September 2, 2019


Neo-Roman and Christian conceptions of liberty (JOE CARTER, September 2, 2019, Acton)

Understanding how "liberty" has been used in the past can therefore help us understand how and why we have different views of it today.

A prime example is political historian Quentin Skinner's explanation of "neo-Roman liberty."

3:AM: You are known as a leading historian of political history and in particular the formation of ideas around human liberty. One of the key ideas you've written about is what you label 'neo-Roman' liberty.' This began back in Ancient Rome didn't it, where freedom was contrasted with slavery, wasn't it? Can you tell us what its distinctive traits are?

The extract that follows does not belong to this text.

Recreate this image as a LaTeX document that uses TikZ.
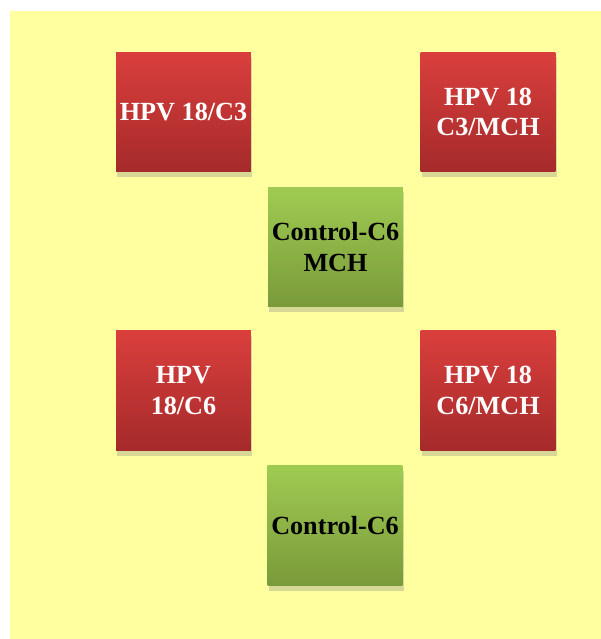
\documentclass[tikz,border=0pt]{standalone}
\usepackage{fontspec}
\setmainfont{Liberation Serif}
\usetikzlibrary{shadows}
\definecolor{paper}{HTML}{FFFFA0}
\definecolor{redtop}{HTML}{DA3F3D}
\definecolor{redbot}{HTML}{A52A2A}
\definecolor{greentop}{HTML}{9FCB52}
\definecolor{greenbot}{HTML}{7A9A3A}

\begin{document}
\begin{tikzpicture}[x=0.02cm, y=-0.02cm,
    tile/.style={minimum width=2.7cm, minimum height=2.4cm, inner sep=0pt,
      align=center, font=\fontsize{14.9}{17.2}\selectfont\bfseries,
      drop shadow={shadow xshift=0.6pt, shadow yshift=-3pt, opacity=0.3}},
    hpv/.style={tile, top color=redtop, bottom color=redbot, text=white},
    ctrl/.style={tile, top color=greentop, bottom color=greenbot, text=black}]
      % Fix the page and draw the yellow ground
      \useasboundingbox (0,0) rectangle (601,639);
      \fill[paper] (10,11) rectangle (601,639);

      % Red HPV 18 boxes
      \node[hpv] (c3) at (183.5,112) {HPV 18/C3};
      \node[hpv] (c3mch) at (488,112) {HPV 18\\C3/MCH};
      \node[hpv] (c6) at (183.5,390.5) {HPV\\18/C6};
      \node[hpv] (c6mch) at (488,390.5) {HPV 18\\C6/MCH};

      % Green control boxes
      \node[ctrl] (ctrlmch) at (335.5,247) {Control-C6\\MCH};
      \node[ctrl] (ctrlc6) at (335,525.5) {Control-C6};
\end{tikzpicture}
\end{document}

Quentin Skinner: The vision of personal freedom that interests me is articulated most clearly in the Digest of Roman Law, which is why I have wanted to describe its later manifestations as examples of 'neo-Roman' liberty. The fundamental distinction drawn at the outset of the Digest is between the liber homo, the free person, and the servus or slave. The law needed to begin with this contrast because law applies only to free persons, not to slaves. So one crucial question was: what makes a slave? The answer given in the legal texts is that a slave is someone who is in potestate, in the power of a master. The contrast is with someone who is sui iuris, able to act in their own right. Long before these argument were summarised in the legal texts, they had been elaborated by a number of Roman moralists and historians, above all Sallust, Livy and Tacitus. These writers were interested in the broader question of what it means to say of individuals - or even of whole bodies of people - that they have been made to live in the manner of slaves. The answer they give is that, if you are subject to the arbitrary will of anyone else, such that you are dependent on their mere goodwill, then you may be said to be living in servitude, however elevated may be your position in society. 

The thing to remember is that while we rely on republican liberty, it is a means, not the end.